道路兩旁一望無際綠油油的農田一畝接過一畝,老舊農舍稀稀落落矗立在大片綠色土地上,看起來如此重要卻孤單,零零散散幾隻水牛懶散閑逸地搖動著尾巴,嘴裡咬嚼著乾草,彷彿已經與大太陽結成好朋友,彼此相依偎誰也不能甩掉誰。田園裡遙遙看見三兩農夫農婦,有打傘有戴斗笠,背僂襤褸的或除草或收成,太遠了看不清楚真正的作為,晴空乾淨的陽光普照,清晰可見他們黑銅的皮膚刺眼反射亮光,也或許是晶瑩的汗水。一排又一排的防風樹林綿延不斷,一段接上一段,從冷氣車房裡的窗口望出去,在風裡輕搖慢扭,在烈日下裝模作樣不停閃爍,我覺得那叢叢茂盛的葉子綠得很重很虛偽。

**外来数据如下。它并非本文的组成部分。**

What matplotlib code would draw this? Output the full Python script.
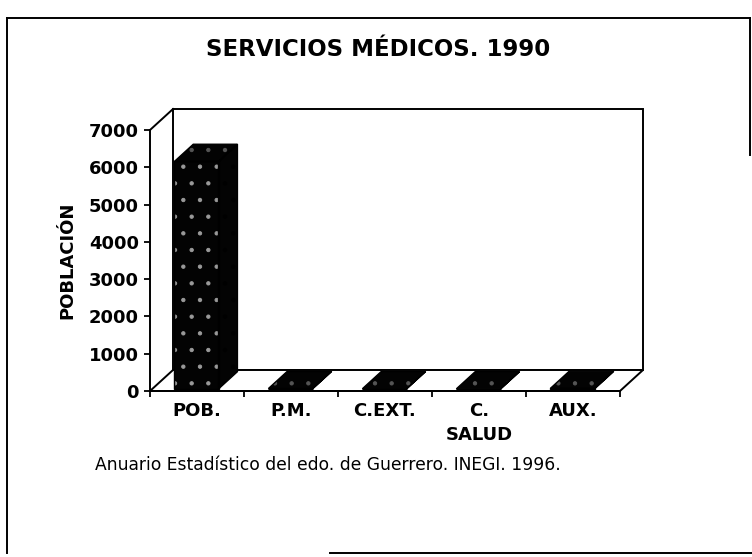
import matplotlib
matplotlib.use('Agg')
import matplotlib.pyplot as plt
from matplotlib.patches import Polygon
from matplotlib.lines import Line2D

# data
categories = ['POB.', 'P.M.', 'C.EXT.', 'C.\nSALUD', 'AUX.']
values = [6100, 9, 4, 2, 14]
y_ticks = [0, 1000, 2000, 3000, 4000, 5000, 6000, 7000]

plt.rcParams['font.family'] = ['DejaVu Sans']
plt.rcParams['hatch.linewidth'] = 0.7

W, H = 752, 557
fig = plt.figure(figsize=(W / 100, H / 100), dpi=100)


def fx(px):
    return px / W


def fy(py):
    return 1 - py / H


# front plane of the pseudo-3D plot, in pixels
x0, x1 = 150, 620
y0, ytop = 391, 130
ax = fig.add_axes([fx(x0), fy(y0), fx(x1) - fx(x0), fy(ytop) - fy(y0)])
ax.set_xlim(0, len(categories))
ax.set_ylim(0, y_ticks[-1])

# depth offset of the 3D box, converted to data units
ddx = 23 / ((x1 - x0) / len(categories))
ddy = 21 / ((y0 - ytop) / y_ticks[-1])
top = y_ticks[-1]
n = len(categories)

# back wall, floor and left edge
ax.add_patch(Polygon([(ddx, ddy), (n + ddx, ddy), (n + ddx, top + ddy), (ddx, top + ddy)],
                     closed=True, fc='white', ec='black', lw=1.4, clip_on=False, zorder=1))
ax.add_patch(Polygon([(0, 0), (n, 0), (n + ddx, ddy), (ddx, ddy)],
                     closed=True, fc='white', ec='black', lw=1.4, clip_on=False, zorder=2))
ax.plot([0, ddx], [top, top + ddy], color='black', lw=1.4, clip_on=False, zorder=2)

# bars as boxes
w = 0.47
f0, f1 = 0.1, 0.92
for i, v in enumerate(values):
    l = i + (1 - w) / 2 - 0.03
    r = l + w
    ax0, ay0 = f0 * ddx, f0 * ddy
    ax1, ay1 = f1 * ddx, f1 * ddy
    side = [(r + ax0, ay0), (r + ax1, ay1), (r + ax1, v + ay1), (r + ax0, v + ay0)]
    topf = [(l + ax0, v + ay0), (r + ax0, v + ay0), (r + ax1, v + ay1), (l + ax1, v + ay1)]
    front = [(l + ax0, ay0), (r + ax0, ay0), (r + ax0, v + ay0), (l + ax0, v + ay0)]
    for pts, spec in ((side, '#000000'), (topf, '#555555'), (front, '#9a9a9a')):
        ax.add_patch(Polygon(pts, closed=True, fc='#030303', ec=spec, hatch='.',
                             lw=0, clip_on=False, zorder=3))
        ax.add_patch(Polygon(pts, closed=True, fill=False, ec='black', lw=1.0,
                             clip_on=False, zorder=4))

ax.set_yticks(y_ticks)
ax.set_yticklabels([str(t) for t in y_ticks], fontsize=13, fontweight='bold')
ax.set_xticks(range(n + 1))
ax.set_xticklabels([''] * (n + 1))
ax.set_xticks([i + 0.5 for i in range(n)], minor=True)
ax.set_xticklabels(categories, minor=True, fontsize=13, fontweight='bold', linespacing=1.45)
ax.tick_params(axis='x', which='major', length=4, width=1.3, direction='out')
ax.tick_params(axis='x', which='minor', length=0, pad=8)
ax.tick_params(axis='y', length=4, width=1.3, direction='out', pad=4)
for s in ('top', 'right'):
    ax.spines[s].set_visible(False)
for s in ('left', 'bottom'):
    ax.spines[s].set_linewidth(1.4)
    ax.spines[s].set_zorder(5)
ax.patch.set_alpha(0)

ax.set_ylabel('POBLACIÓN', fontsize=13, fontweight='bold', labelpad=9)

fig.text(fx(378), fy(49), 'SERVICIOS MÉDICOS. 1990', fontsize=16.5, fontweight='bold',
         ha='center', va='center')
fig.text(fx(95), fy(465), 'Anuario Estadístico del edo. de Guerrero. INEGI. 1996.',
         fontsize=12.3, ha='left', va='center')

# scanned page frame (partly faded in the original)
frame = dict(color='black', lw=1.4, transform=fig.transFigure)
fig.add_artist(Line2D([fx(7), fx(7)], [fy(18), fy(553)], **frame))
fig.add_artist(Line2D([fx(7), fx(750)], [fy(18), fy(18)], **frame))
fig.add_artist(Line2D([fx(750), fx(750)], [fy(18), fy(155)], **frame))
fig.add_artist(Line2D([fx(330), fx(752)], [fy(553), fy(553)], **frame))

fig.savefig('out.png', dpi=100)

好久沒看過這樣大面積的綠地、清澈藍天、棉花團似的白雲,不自禁的心在飛揚,情也擴張。

凝望天空許久許久,這個國度的天空好清藍,大片藍天被朵朵白雲襯著,白雲沒有固定樣式,千奇百怪有純白有灰白,濃濃厚厚的有要跳進去沉入底層,享受柔軟的衝動。一波連一波的山巒,漸層的排列,遠山含笑山面上的綠樹,稱不上是樹,充其量只是雜草厚厚結實的貼在灰白岩石上。

一路沉思,太陽一樣的灼熱,天空一樣的湛藍,人們一樣勤奮,汲汲努力生活著。這裡的天空與海峽那頭台北的天空一樣藍,白雲也與台北的一般白,連陽光都相同的毒辣照在一模樣黃種人身上。

唯一不同的是,這裡的天際屬於海峽的西方,叫中國,沒有真正的自由,仍然屬於共產國家專制體制;而我要回去的地方,是我的地方,在海峽的東方,也擁著相同的天空,它叫做台灣,有絕對的自由以及全然的民主。

一樣的天空,一樣的黃皮膚,卻有兩樣心情。這樣的心情,不是有國家的人 ─ 中國 ─ 的驕傲霸氣能懂,而我 ─ 台灣 ─沒有國家的人的失落無奈,也真的很難被懂。